● **What you are asked to do**
Pull out exactly the lines from the line containing "Give me the matplotlib source for this chart." to the line containing "freq='4D')) + [pd.Timestamp('2023-09-29')]", both lines included, with pictures removed from the copy.
* begin *
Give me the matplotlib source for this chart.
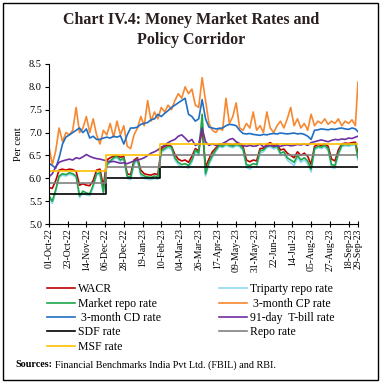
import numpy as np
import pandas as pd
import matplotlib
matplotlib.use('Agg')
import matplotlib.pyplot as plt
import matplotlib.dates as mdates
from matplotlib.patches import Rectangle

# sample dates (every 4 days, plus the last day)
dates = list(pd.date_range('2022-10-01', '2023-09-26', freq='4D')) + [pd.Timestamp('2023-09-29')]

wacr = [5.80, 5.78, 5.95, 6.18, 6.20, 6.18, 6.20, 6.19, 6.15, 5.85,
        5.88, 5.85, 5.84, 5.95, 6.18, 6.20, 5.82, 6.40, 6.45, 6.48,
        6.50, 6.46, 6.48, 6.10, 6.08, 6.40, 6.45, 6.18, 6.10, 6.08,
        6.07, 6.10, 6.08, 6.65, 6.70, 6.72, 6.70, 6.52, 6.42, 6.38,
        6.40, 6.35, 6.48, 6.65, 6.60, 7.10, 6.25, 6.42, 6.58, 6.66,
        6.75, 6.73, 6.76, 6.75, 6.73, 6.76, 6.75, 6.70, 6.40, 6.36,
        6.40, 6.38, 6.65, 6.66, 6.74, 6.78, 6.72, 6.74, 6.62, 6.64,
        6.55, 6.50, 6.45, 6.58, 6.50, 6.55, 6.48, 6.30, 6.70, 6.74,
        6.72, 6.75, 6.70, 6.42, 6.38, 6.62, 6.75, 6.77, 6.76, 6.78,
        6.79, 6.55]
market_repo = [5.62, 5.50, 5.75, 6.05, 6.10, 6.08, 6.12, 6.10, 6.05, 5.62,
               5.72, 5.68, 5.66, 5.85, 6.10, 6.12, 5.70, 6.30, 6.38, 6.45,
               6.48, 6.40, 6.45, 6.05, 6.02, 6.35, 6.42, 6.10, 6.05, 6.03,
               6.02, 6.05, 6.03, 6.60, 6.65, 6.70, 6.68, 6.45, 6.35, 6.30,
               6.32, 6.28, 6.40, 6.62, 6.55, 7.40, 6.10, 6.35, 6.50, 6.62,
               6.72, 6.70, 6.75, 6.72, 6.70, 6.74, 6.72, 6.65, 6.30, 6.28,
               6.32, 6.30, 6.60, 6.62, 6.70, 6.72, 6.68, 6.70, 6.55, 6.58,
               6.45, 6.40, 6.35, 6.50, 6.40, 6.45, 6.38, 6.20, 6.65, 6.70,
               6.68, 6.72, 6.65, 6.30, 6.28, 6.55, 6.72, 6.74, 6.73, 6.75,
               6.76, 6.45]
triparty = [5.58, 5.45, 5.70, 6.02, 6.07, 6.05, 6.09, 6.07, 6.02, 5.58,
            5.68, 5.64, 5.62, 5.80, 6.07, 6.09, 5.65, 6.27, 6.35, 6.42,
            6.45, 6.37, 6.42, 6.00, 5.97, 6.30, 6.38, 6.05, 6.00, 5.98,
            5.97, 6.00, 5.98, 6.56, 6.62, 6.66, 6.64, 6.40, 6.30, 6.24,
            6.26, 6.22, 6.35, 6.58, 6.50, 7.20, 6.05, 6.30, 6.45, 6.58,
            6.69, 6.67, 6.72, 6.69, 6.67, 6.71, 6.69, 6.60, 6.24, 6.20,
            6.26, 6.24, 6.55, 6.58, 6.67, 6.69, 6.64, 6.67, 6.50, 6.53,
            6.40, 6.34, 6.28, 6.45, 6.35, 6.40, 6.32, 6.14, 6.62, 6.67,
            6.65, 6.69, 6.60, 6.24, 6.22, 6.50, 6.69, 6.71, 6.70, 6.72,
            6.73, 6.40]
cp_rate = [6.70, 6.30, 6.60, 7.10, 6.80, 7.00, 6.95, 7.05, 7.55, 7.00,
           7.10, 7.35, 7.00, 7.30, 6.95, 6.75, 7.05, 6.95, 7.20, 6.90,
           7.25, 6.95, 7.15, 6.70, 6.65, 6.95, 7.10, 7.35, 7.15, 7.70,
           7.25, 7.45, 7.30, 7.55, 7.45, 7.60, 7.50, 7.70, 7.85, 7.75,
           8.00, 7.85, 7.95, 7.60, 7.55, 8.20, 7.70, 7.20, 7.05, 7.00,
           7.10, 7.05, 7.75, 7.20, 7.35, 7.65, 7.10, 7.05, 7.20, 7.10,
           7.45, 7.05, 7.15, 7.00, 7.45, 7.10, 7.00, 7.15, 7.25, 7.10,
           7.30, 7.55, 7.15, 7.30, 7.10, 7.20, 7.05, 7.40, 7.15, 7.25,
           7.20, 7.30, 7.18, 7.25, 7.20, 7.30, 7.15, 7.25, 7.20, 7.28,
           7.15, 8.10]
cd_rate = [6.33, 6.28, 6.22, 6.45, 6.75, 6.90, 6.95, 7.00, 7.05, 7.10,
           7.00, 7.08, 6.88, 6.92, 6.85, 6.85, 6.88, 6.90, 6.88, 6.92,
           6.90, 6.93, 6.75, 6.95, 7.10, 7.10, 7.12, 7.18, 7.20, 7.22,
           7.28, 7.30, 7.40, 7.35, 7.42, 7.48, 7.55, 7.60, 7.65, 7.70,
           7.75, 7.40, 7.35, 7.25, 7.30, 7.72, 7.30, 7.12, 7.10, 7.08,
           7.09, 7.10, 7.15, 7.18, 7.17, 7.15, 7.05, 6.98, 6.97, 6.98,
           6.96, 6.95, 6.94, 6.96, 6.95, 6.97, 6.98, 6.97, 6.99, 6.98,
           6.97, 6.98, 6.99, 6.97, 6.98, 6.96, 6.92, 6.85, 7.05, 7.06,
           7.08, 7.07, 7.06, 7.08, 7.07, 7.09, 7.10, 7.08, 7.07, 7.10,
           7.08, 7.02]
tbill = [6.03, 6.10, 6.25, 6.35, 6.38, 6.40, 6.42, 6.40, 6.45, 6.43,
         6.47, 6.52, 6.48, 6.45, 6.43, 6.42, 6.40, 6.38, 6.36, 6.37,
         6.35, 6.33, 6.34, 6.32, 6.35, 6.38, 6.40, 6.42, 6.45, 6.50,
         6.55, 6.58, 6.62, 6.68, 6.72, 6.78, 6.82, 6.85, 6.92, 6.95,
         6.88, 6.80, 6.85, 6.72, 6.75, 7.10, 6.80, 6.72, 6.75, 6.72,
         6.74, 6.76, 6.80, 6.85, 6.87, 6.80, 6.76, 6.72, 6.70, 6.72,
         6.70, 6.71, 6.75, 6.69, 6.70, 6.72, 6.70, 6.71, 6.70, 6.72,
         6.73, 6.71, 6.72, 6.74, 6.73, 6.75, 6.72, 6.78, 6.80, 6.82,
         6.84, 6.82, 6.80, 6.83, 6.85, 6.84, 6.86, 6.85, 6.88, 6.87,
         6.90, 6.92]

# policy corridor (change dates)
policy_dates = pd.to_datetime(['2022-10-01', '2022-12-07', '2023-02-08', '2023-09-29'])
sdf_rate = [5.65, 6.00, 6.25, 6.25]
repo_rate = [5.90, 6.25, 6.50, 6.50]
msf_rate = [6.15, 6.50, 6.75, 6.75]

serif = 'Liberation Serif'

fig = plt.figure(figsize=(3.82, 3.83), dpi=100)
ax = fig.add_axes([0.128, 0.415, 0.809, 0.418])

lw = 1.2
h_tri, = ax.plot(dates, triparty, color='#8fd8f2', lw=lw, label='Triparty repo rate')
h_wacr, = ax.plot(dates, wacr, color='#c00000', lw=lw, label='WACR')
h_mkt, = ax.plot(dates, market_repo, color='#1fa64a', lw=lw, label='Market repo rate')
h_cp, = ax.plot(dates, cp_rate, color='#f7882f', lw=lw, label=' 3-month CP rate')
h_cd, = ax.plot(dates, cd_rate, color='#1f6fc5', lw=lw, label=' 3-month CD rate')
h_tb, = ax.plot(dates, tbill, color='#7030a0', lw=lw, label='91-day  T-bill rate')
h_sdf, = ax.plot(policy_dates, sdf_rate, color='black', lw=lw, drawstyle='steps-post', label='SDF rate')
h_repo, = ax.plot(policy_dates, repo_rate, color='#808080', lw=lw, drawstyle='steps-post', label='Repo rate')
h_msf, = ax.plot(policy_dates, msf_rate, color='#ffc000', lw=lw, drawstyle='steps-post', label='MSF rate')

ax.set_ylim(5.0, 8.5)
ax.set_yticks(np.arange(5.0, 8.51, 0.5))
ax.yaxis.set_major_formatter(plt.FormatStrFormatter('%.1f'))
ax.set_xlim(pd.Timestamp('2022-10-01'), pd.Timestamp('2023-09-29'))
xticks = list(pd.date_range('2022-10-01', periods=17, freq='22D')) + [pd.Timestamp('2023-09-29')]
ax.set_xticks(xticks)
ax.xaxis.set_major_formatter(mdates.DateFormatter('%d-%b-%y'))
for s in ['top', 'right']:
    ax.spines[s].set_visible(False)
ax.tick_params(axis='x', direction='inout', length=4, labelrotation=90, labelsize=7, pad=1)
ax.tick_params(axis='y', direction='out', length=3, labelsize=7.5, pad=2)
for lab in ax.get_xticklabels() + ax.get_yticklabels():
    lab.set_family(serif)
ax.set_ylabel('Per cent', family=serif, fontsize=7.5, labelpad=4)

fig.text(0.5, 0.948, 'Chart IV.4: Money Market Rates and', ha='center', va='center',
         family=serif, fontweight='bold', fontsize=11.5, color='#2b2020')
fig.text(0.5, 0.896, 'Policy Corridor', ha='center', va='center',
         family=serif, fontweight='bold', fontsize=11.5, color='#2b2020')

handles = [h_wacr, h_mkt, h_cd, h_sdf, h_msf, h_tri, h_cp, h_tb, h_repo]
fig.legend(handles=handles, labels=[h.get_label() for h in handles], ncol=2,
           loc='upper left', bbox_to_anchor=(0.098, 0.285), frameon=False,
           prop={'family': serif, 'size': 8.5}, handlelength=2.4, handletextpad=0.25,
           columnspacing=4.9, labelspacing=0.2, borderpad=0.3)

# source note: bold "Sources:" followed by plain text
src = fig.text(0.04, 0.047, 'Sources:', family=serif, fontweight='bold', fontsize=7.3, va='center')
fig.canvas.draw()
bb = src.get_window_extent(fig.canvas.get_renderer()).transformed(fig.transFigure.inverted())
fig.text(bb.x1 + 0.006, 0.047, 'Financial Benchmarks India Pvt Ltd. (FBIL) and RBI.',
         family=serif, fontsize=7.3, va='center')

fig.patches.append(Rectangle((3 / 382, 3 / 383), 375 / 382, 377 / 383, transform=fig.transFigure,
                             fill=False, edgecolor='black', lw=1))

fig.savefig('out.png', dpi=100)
* end *
* begin *
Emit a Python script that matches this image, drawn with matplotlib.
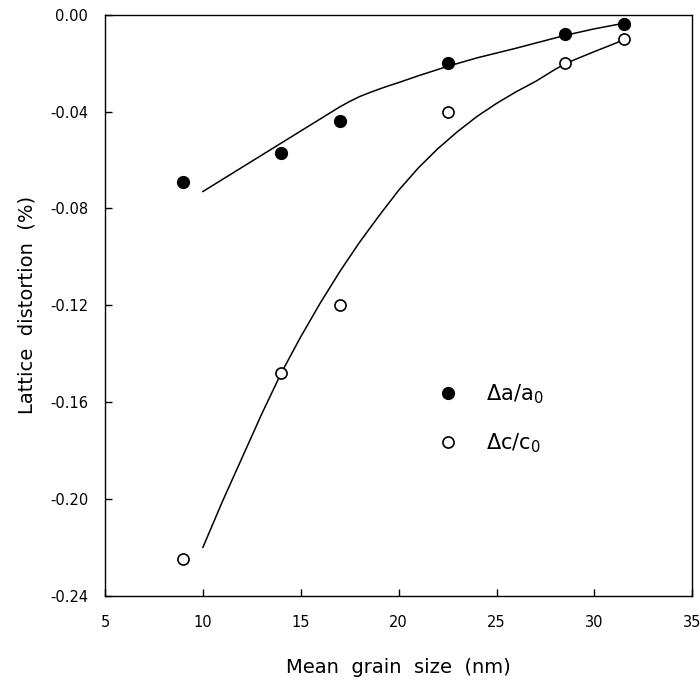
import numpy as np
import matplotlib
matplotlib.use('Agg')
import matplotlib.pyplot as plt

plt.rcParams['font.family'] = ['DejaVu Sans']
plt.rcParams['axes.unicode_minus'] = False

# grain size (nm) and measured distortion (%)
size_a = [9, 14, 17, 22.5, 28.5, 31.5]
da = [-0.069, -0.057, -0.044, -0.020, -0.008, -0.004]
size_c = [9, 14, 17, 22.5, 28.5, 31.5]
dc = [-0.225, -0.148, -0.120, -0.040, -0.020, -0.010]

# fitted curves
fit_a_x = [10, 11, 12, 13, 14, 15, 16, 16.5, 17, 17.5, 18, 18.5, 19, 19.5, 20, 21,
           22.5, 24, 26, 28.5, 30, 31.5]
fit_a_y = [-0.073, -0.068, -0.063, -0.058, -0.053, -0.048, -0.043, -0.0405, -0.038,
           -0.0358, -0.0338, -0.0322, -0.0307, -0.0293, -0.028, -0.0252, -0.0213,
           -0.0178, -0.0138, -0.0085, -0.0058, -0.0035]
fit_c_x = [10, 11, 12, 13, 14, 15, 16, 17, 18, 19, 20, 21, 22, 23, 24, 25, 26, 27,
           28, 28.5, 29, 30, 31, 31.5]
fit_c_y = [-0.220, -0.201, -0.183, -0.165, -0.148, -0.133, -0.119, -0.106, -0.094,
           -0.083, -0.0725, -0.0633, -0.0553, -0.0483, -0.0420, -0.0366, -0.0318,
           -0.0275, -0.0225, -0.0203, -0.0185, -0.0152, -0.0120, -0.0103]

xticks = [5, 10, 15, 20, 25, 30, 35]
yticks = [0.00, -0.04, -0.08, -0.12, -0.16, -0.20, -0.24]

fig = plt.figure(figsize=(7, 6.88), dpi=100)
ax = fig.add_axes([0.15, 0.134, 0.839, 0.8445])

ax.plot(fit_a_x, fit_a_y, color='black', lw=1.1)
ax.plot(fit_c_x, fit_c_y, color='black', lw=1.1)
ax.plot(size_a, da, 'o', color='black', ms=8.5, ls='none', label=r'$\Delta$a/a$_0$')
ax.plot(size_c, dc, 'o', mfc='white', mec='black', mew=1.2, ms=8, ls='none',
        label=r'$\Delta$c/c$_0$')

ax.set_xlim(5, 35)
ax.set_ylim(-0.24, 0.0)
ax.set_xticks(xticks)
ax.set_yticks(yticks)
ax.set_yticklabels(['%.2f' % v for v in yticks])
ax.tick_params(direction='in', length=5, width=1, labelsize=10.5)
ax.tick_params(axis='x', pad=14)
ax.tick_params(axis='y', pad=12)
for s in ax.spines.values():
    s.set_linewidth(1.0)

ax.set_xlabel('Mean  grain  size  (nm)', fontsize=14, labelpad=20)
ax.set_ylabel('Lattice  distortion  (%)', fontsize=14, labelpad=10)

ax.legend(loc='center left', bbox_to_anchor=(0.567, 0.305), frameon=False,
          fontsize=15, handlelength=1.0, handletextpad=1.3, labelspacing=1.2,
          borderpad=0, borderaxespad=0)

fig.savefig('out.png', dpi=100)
* end *
● **Result of this exercise**
Give me the matplotlib source for this chart.
import numpy as np
import pandas as pd
import matplotlib
matplotlib.use('Agg')
import matplotlib.pyplot as plt
import matplotlib.dates as mdates
from matplotlib.patches import Rectangle

# sample dates (every 4 days, plus the last day)
dates = list(pd.date_range('2022-10-01', '2023-09-26', freq='4D')) + [pd.Timestamp('2023-09-29')]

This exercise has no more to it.